Naturalness of natural language artifacts in software
Abstract
We present a study on the naturalness of the natural language artifacts in software. Naturalness is essentially repetitiveness or predictability. By natural language artifacts, we mean source code comments, revision history messages, bug reports and so on. We measure "naturalness" using a standard measure, cross-entropy or perplexity from the widely used N-Gram models. Previously, Hindle et al. demonstrated empirically that source code was comparatively more repetitive or regular (i.e., more natural) when compared with traditional English text. A question that logically follows from their work is the naturalness of other artifacts associated with software. We present our findings on source code comments, commit logs, bug reports, string messages and content present in the popular question and answer forum, StackOverflow. Each of the artifact that we examine is a natural language artifact that is associated with software. However, they do not exhibit the same amount of regularity (naturalness). Commit logs were the most regular, followed by string literal messages and source code comments.
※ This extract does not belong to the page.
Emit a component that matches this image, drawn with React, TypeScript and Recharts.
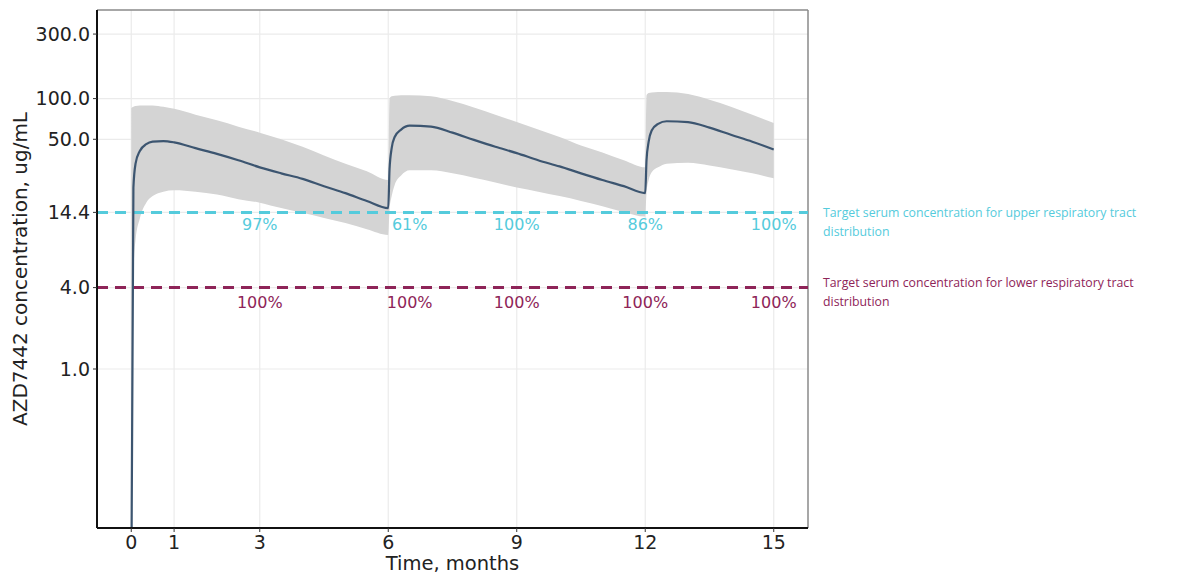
import React from 'react';
import {
  ComposedChart, Line, Area, XAxis, YAxis, CartesianGrid, ReferenceLine, ReferenceDot,
} from 'recharts';

const timeMonths = [
  0, 0.05, 0.1, 0.2, 0.35, 0.5, 0.75, 1, 1.5, 2, 2.5, 3, 3.5, 4, 4.5, 5, 5.5, 6,
  6.03, 6.08, 6.15, 6.3, 6.5, 7, 7.5, 8, 8.5, 9, 9.5, 10, 10.5, 11, 11.5, 12,
  12.03, 12.08, 12.15, 12.3, 12.5, 13, 13.5, 14, 14.5, 15,
];
const medianConc = [
  0.02, 22, 33, 41, 46, 48, 48.5, 47.5, 43, 39, 35, 31, 28, 25.5, 22.5, 20, 17.5, 15.5,
  30, 43, 52, 59, 63, 62, 56, 49.5, 44, 39.5, 35, 31.5, 28, 25, 22.5, 20,
  35, 48, 58, 65, 68, 67, 61, 54, 48, 42,
];
const lowerConc = [
  0.02, 5, 9, 13, 17, 19, 20.5, 21, 20.5, 19.5, 18, 17, 15.5, 14.3, 13.1, 12, 10.8, 9.8,
  15, 19, 23, 27, 29.5, 29.5, 28, 26, 24, 22, 20.5, 19, 17.5, 16, 14.5, 13.4,
  20, 25, 28.5, 31, 33, 33.5, 32, 30, 28, 25.7,
];
const upperConc = [
  85, 87, 88, 89, 89, 89, 87, 84, 76, 69, 62, 56, 50, 44, 38, 33, 29, 25,
  100, 104, 105, 106, 106, 104, 96, 86, 76, 67, 59, 52, 45, 40, 35, 31,
  106, 110, 111, 112, 112, 108, 98, 87, 76, 66,
];

const xTicks = [0, 1, 3, 6, 9, 12, 15];
const yTicks = [1, 4, 14.4, 50, 100, 300];
const upperTarget = 14.4;
const lowerTarget = 4;
const pctMonths = [3, 6.5, 9, 12, 15];
const upperTargetPct = ['97%', '61%', '100%', '86%', '100%'];
const lowerTargetPct = ['100%', '100%', '100%', '100%', '100%'];
const upperTargetText = ['Target serum concentration for upper respiratory tract', 'distribution'];
const lowerTargetText = ['Target serum concentration for lower respiratory tract', 'distribution'];

const data = timeMonths.map((t, i) => ({
  t,
  median: medianConc[i],
  band: [lowerConc[i], upperConc[i]],
}));

const CYAN = '#55cbdc';
const MAROON = '#8e2458';
const TICK_FONT = 'DejaVu Sans, sans-serif';
const SIDE_FONT = '"Open Sans", sans-serif';

const sideLabel = (lines: string[], color: string, dy0: number) => (props: any) => {
  const vb = props.viewBox || {};
  const x = (vb.x || 0) + (vb.width || 0) + 15;
  const y = vb.y || 0;
  return (
    <g>
      {lines.map((s, i) => (
        <text key={i} x={x} y={y + dy0 + i * 19} fill={color} fontSize={12.3}
          fontFamily={SIDE_FONT} dominantBaseline="central">{s}</text>
      ))}
    </g>
  );
};

export default function App() {
  return (
    <div style={{ position: 'absolute', left: 0, top: 0, background: '#fff' }}>
      <ComposedChart width={1192} height={575} data={data}
        margin={{ top: 10, right: 384, bottom: 0, left: 0 }}>
        <CartesianGrid stroke="#ebebeb" strokeWidth={1.2}
          horizontalValues={yTicks} verticalValues={xTicks} />
        <XAxis dataKey="t" type="number" domain={[-0.8, 15.8]} ticks={xTicks}
          allowDataOverflow height={47} interval={0}
          tick={{ fill: '#222', fontSize: 19, fontFamily: TICK_FONT }}
          tickLine={{ stroke: '#333' }} tickSize={4} tickMargin={4}
          axisLine={{ stroke: '#111', strokeWidth: 2 }}
          label={{
            content: (p: any) => {
              const vb = p.viewBox || {};
              return (
                <text x={vb.x + vb.width / 2} y={vb.y + 42} textAnchor="middle"
                  fill="#222" fontSize={19.5} fontFamily={TICK_FONT}>Time, months</text>
              );
            },
          }}
        />
        <YAxis type="number" scale="log" domain={[0.0667, 452]} ticks={yTicks}
          allowDataOverflow width={97} interval={0}
          tickFormatter={(v: number) => v.toFixed(1)}
          tick={{ fill: '#222', fontSize: 19, fontFamily: TICK_FONT }}
          tickLine={{ stroke: '#333' }} tickSize={4} tickMargin={3}
          axisLine={{ stroke: '#111', strokeWidth: 2 }}
          label={{
            content: (p: any) => {
              const vb = p.viewBox || {};
              const cx = 20;
              const cy = vb.y + vb.height / 2;
              return (
                <text x={cx} y={cy} textAnchor="middle" dominantBaseline="central"
                  transform={`rotate(-90 ${cx} ${cy})`}
                  fill="#222" fontSize={20} fontFamily={TICK_FONT}>AZD7442 concentration, ug/mL</text>
              );
            },
          }}
        />
        <Area dataKey="band" type="monotone" fill="#d4d4d4" fillOpacity={1} stroke="none"
          isAnimationActive={false} />
        <ReferenceLine y={452} stroke="#8a8a8a" strokeWidth={1.5} ifOverflow="visible" />
        <ReferenceLine x={15.8} stroke="#8a8a8a" strokeWidth={1.5} ifOverflow="visible" />
        <ReferenceLine y={upperTarget} stroke={CYAN} strokeWidth={3} strokeDasharray="11 7"
          ifOverflow="visible"
          label={{ content: sideLabel(upperTargetText, CYAN, 0) }} />
        <ReferenceLine y={lowerTarget} stroke={MAROON} strokeWidth={3} strokeDasharray="11 7"
          ifOverflow="visible"
          label={{ content: sideLabel(lowerTargetText, MAROON, -5) }} />
        {pctMonths.map((m, i) => (
          <ReferenceDot key={'u' + i} x={m} y={upperTarget} r={1} fill="none" stroke="none"
            label={{ value: upperTargetPct[i], position: 'bottom', offset: 5, fill: CYAN, fontSize: 16, fontFamily: TICK_FONT }} />
        ))}
        {pctMonths.map((m, i) => (
          <ReferenceDot key={'l' + i} x={m} y={lowerTarget} r={1} fill="none" stroke="none"
            label={{ value: lowerTargetPct[i], position: 'bottom', offset: 8, fill: MAROON, fontSize: 16, fontFamily: TICK_FONT }} />
        ))}
        <Line dataKey="median" type="monotone" stroke="#3c5570" strokeWidth={2.2} dot={false}
          isAnimationActive={false} />
      </ComposedChart>
    </div>
  );
}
Content from StackOverflow (viz., title, question and answers) showed a behavior similar to traditional English text i.e., comparatively lesser regularity. Bug reports from industrial projects exhibited more regularity than bug reports from open source projects, whose naturalness resembled that of typical English text. Our findings have implications for feasibility of building tools such as comment and bug report completion engines. We describe a next-word prediction tool that we built using the N-Gram language model. This tool achieved an accuracy ranging from 70 to 90% on commit messages in different projects. It also achieved an accuracy ranging from 56 to 78% on source comments. We also present a part of speech based analysis of words that are easy to predict and difficult to predict.